While we shall soon meet a precise definition of automata of various types, let us begin our informal introduction with a sketch of what a finite automaton is and does. There are many systems or components, such as those enumerated above, that may be viewed as being at all times in one of a finite number of “states”. The purpose of a state is to remember the relevant portion of the system’s history. Since there are only a finite number of states, the entire history generally cannot be remembered, so the system must be designed carefully, to remember what is important and forget what is not.

        The advantage of having only a finite number of states is that we can implement the system with a fixed set of resources.

        For ex, we could implement it in hardware as a circuit or as a simple form of program that can make decisions looking only at a limited amount of data or using the position in the code itself to make the decision.

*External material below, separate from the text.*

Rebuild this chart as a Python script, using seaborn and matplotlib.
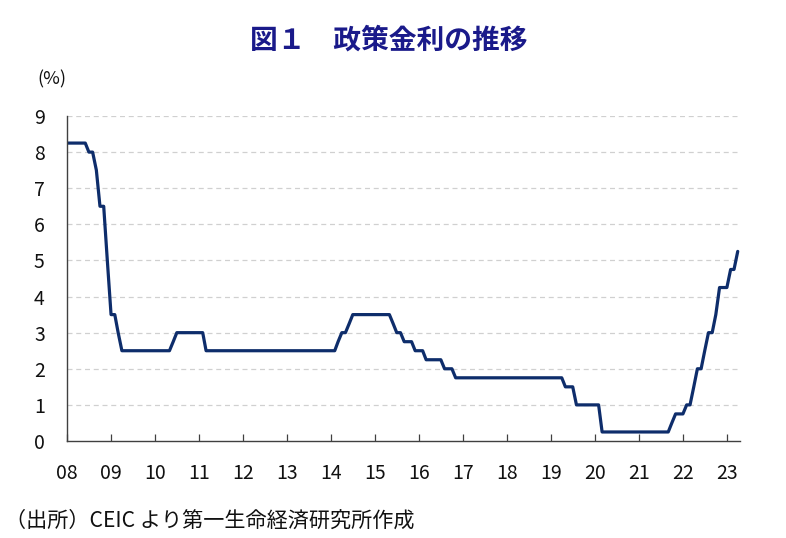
import matplotlib
matplotlib.use("Agg")
import matplotlib.pyplot as plt
import seaborn as sns
import pandas as pd
from datetime import datetime

# policy rate, month-end values (%), Jan 2008 - Apr 2023
rate_2008 = [8.25, 8.25, 8.25, 8.25, 8.25, 8.25, 8.00, 8.00, 7.50, 6.50, 6.50, 5.00]
rate_2009 = [3.50, 3.50, 3.00, 2.50, 2.50, 2.50, 2.50, 2.50, 2.50, 2.50, 2.50, 2.50]
rate_2010 = [2.50, 2.50, 2.50, 2.50, 2.50, 2.75, 3.00, 3.00, 3.00, 3.00, 3.00, 3.00]
rate_2011 = [3.00, 3.00, 2.50, 2.50, 2.50, 2.50, 2.50, 2.50, 2.50, 2.50, 2.50, 2.50]
rate_2012 = [2.50, 2.50, 2.50, 2.50, 2.50, 2.50, 2.50, 2.50, 2.50, 2.50, 2.50, 2.50]
rate_2013 = [2.50, 2.50, 2.50, 2.50, 2.50, 2.50, 2.50, 2.50, 2.50, 2.50, 2.50, 2.50]
rate_2014 = [2.50, 2.50, 2.75, 3.00, 3.00, 3.25, 3.50, 3.50, 3.50, 3.50, 3.50, 3.50]
rate_2015 = [3.50, 3.50, 3.50, 3.50, 3.50, 3.25, 3.00, 3.00, 2.75, 2.75, 2.75, 2.50]
rate_2016 = [2.50, 2.50, 2.25, 2.25, 2.25, 2.25, 2.25, 2.00, 2.00, 2.00, 1.75, 1.75]
rate_2017 = [1.75, 1.75, 1.75, 1.75, 1.75, 1.75, 1.75, 1.75, 1.75, 1.75, 1.75, 1.75]
rate_2018 = [1.75, 1.75, 1.75, 1.75, 1.75, 1.75, 1.75, 1.75, 1.75, 1.75, 1.75, 1.75]
rate_2019 = [1.75, 1.75, 1.75, 1.75, 1.50, 1.50, 1.50, 1.00, 1.00, 1.00, 1.00, 1.00]
rate_2020 = [1.00, 1.00, 0.25, 0.25, 0.25, 0.25, 0.25, 0.25, 0.25, 0.25, 0.25, 0.25]
rate_2021 = [0.25, 0.25, 0.25, 0.25, 0.25, 0.25, 0.25, 0.25, 0.25, 0.50, 0.75, 0.75]
rate_2022 = [0.75, 1.00, 1.00, 1.50, 2.00, 2.00, 2.50, 3.00, 3.00, 3.50, 4.25, 4.25]
rate_2023 = [4.25, 4.75, 4.75, 5.25]

year_labels = ["08", "09", "10", "11", "12", "13", "14", "15",
               "16", "17", "18", "19", "20", "21", "22", "23"]

rates = (rate_2008 + rate_2009 + rate_2010 + rate_2011 + rate_2012 + rate_2013
         + rate_2014 + rate_2015 + rate_2016 + rate_2017 + rate_2018 + rate_2019
         + rate_2020 + rate_2021 + rate_2022 + rate_2023)

df = pd.DataFrame({
    "date": pd.date_range("2008-01-01", periods=len(rates), freq="MS"),
    "rate": rates,
})

sns.set_theme(style="white")
plt.rcParams["font.family"] = ["Noto Sans CJK JP", "DejaVu Sans"]

fig = plt.figure(figsize=(7.86, 5.38), dpi=100)
ax = fig.add_axes([0.0852, 0.1803, 0.8563, 0.6041])

sns.lineplot(data=df, x="date", y="rate", ax=ax, color="#0e2d6b", linewidth=2.3)

ax.set_ylim(0, 9)
ax.set_yticks(range(0, 10))
ax.set_xlim(datetime(2008, 1, 1), datetime(2023, 4, 20))
ax.set_xticks([datetime(2000 + int(y), 1, 1) for y in year_labels])
ax.set_xticklabels(year_labels)
ax.set_xlabel("")
ax.set_ylabel("")

# dashed horizontal gridlines
for v in range(1, 10):
    ax.axhline(v, color="#d0d0d0", linestyle=(0, (4, 3)), linewidth=0.9, zorder=0)

for side in ["top", "right"]:
    ax.spines[side].set_visible(False)
for side in ["left", "bottom"]:
    ax.spines[side].set_color("#404040")
    ax.spines[side].set_linewidth(1.0)

ax.tick_params(axis="x", direction="in", length=5, width=0.9, color="#404040",
               bottom=True, pad=16, labelsize=14, labelcolor="#111111")
ax.tick_params(axis="y", length=0, pad=16, labelsize=14, labelcolor="#111111")

fig.text(0.495, 0.925, "図１　政策金利の推移", ha="center", va="center",
         fontsize=20, fontweight="bold", color="#1a1a8a")
fig.text(0.047, 0.852, "(%)", ha="left", va="center", fontsize=13, color="#111111")
fig.text(0.006, 0.033, "（出所）CEIC より第一生命経済研究所作成", ha="left", va="center",
         fontsize=15.2, color="#111111")

fig.savefig("out.png", dpi=100)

Ex:1 : Perhaps the simplest non-trivial finite automation is an on/off switch. The device remembers whether it is in the “on” state or the “off” state, and it allows the user to press a button whose effect is different, depending on the state of the switch. That is, if the switch is in the off state, then pressing the button changes it to the on state, and vice versa.

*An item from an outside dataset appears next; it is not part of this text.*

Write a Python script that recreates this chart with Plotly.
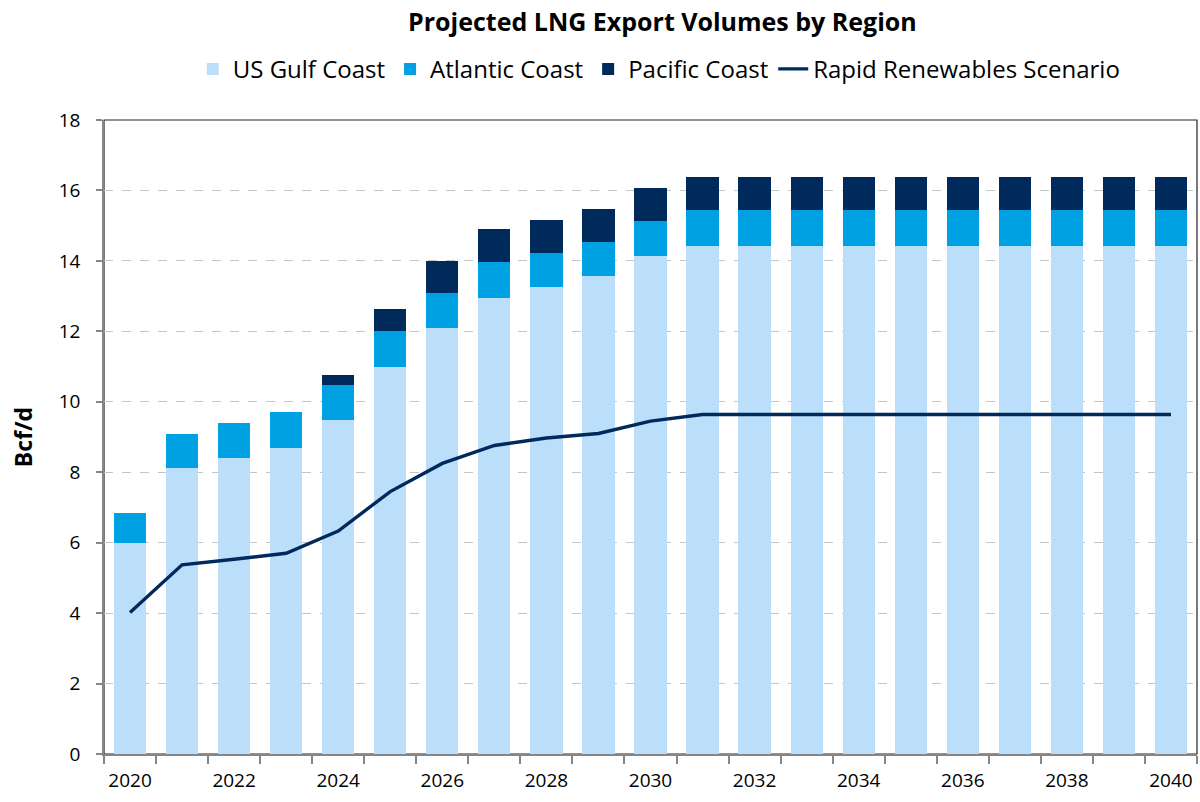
import plotly.graph_objects as go

years = list(range(2020, 2041))

# Stacked export volumes by region (Bcf/d)
gulf_coast = [6.00, 8.11, 8.41, 8.69, 9.47, 10.99, 12.09, 12.95, 13.26, 13.57, 14.15,
              14.42, 14.42, 14.42, 14.42, 14.42, 14.42, 14.42, 14.42, 14.42, 14.42]
atlantic_coast = [0.85, 0.98, 0.98, 1.01, 1.01, 1.02, 1.00, 1.01, 0.96, 0.97, 0.98,
                  1.02, 1.02, 1.02, 1.02, 1.02, 1.02, 1.02, 1.02, 1.02, 1.02]
pacific_coast = [0.00, 0.00, 0.00, 0.00, 0.28, 0.62, 0.91, 0.94, 0.94, 0.93, 0.93,
                 0.93, 0.93, 0.93, 0.93, 0.93, 0.93, 0.93, 0.93, 0.93, 0.93]

# Total exports under the rapid renewables scenario (Bcf/d)
rapid_renewables = [4.02, 5.37, 5.53, 5.70, 6.33, 7.45, 8.25, 8.76, 8.97, 9.10, 9.45,
                    9.64, 9.64, 9.64, 9.64, 9.64, 9.64, 9.64, 9.64, 9.64, 9.64]

x_tick_labels = [str(y) for y in range(2020, 2041, 2)]

C_GULF = "#BBDFFB"
C_ATL = "#00A1E2"
C_PAC = "#002A5C"
FONT = "'Open Sans', 'Noto Sans', sans-serif"

fig = go.Figure()
bar_w = 0.62
fig.add_trace(go.Bar(x=years, y=gulf_coast, name="US Gulf Coast", marker_color=C_GULF,
                     width=bar_w, marker_line_width=0))
fig.add_trace(go.Bar(x=years, y=atlantic_coast, name="Atlantic Coast", marker_color=C_ATL,
                     width=bar_w, marker_line_width=0))
fig.add_trace(go.Bar(x=years, y=pacific_coast, name="Pacific Coast", marker_color=C_PAC,
                     width=bar_w, marker_line_width=0))
fig.add_trace(go.Scatter(x=years, y=rapid_renewables, name="Rapid Renewables Scenario",
                         mode="lines", line=dict(color=C_PAC, width=3.4)))

fig.update_layout(
    width=1200, height=802,
    barmode="stack",
    plot_bgcolor="white", paper_bgcolor="white",
    margin=dict(l=104, r=3, t=120, b=48),
    title=dict(text="<b>Projected LNG Export Volumes by Region</b>",
               x=0.552, xanchor="center", y=0.972, yanchor="middle",
               font=dict(family=FONT, size=25, color="black")),
    legend=dict(orientation="h", x=0.508, xanchor="center", y=1.08, yanchor="middle",
                font=dict(family=FONT, size=24, color="black"),
                traceorder="normal", itemwidth=30, bgcolor="rgba(0,0,0,0)"),
    font=dict(family=FONT, color="black"),
    shapes=[dict(type="rect", xref="paper", yref="paper", x0=0, x1=1, y0=0, y1=1,
                 line=dict(color="#222222", width=1.2), layer="below")],
)

fig.update_xaxes(
    range=[2019.5, 2040.5],
    tickmode="array", tickvals=list(range(2020, 2041, 2)), ticktext=x_tick_labels,
    ticks="", tickfont=dict(family=FONT, size=19, color="black"),
    ticklabelstandoff=8,
    showgrid=False, zeroline=False,
    showline=True, linecolor="#868686", linewidth=1.5,
    minor=dict(tickmode="linear", tick0=2019.5, dtick=1, ticks="outside",
               ticklen=8, tickcolor="#868686", tickwidth=1.5, showgrid=False),
)
fig.update_yaxes(
    range=[0, 18], dtick=2,
    ticks="outside", ticklen=6, tickcolor="#868686", tickwidth=1.5,
    tickfont=dict(family=FONT, size=19, color="black"),
    ticklabelstandoff=12,
    showgrid=True, gridcolor="#C4C4C4", griddash="dash", gridwidth=1.2,
    zeroline=False, showline=True, linecolor="#868686", linewidth=1.5,
    title=dict(text="<b>Bcf/d</b>", font=dict(family=FONT, size=23, color="black"),
               standoff=20),
)

fig.write_html("out.html")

A finite automation model for the switch is shown in fig, as for all finite automata the states are represented by circles, in this example we have named the states on and off. Arcs b/w states are labeled by “inputs” which represent external influences on the system.

        Here both arcs are labeled by the input push, which represents a user pushing the button the intent of the two arcs is that whichever state the system is in, when the push input is received it goes to the other state.

        One of the states is designated the “start state” the state in which the system is placed initially. In our ex, the start state is off and we conventionally indicate the start state by the word start and an arrow leading to the state.

        It is often necessary to indicate one or more states as “final” or “accepting” states. Entering one of these states after a sequence of inputs indicates that the input sequence is good in some way.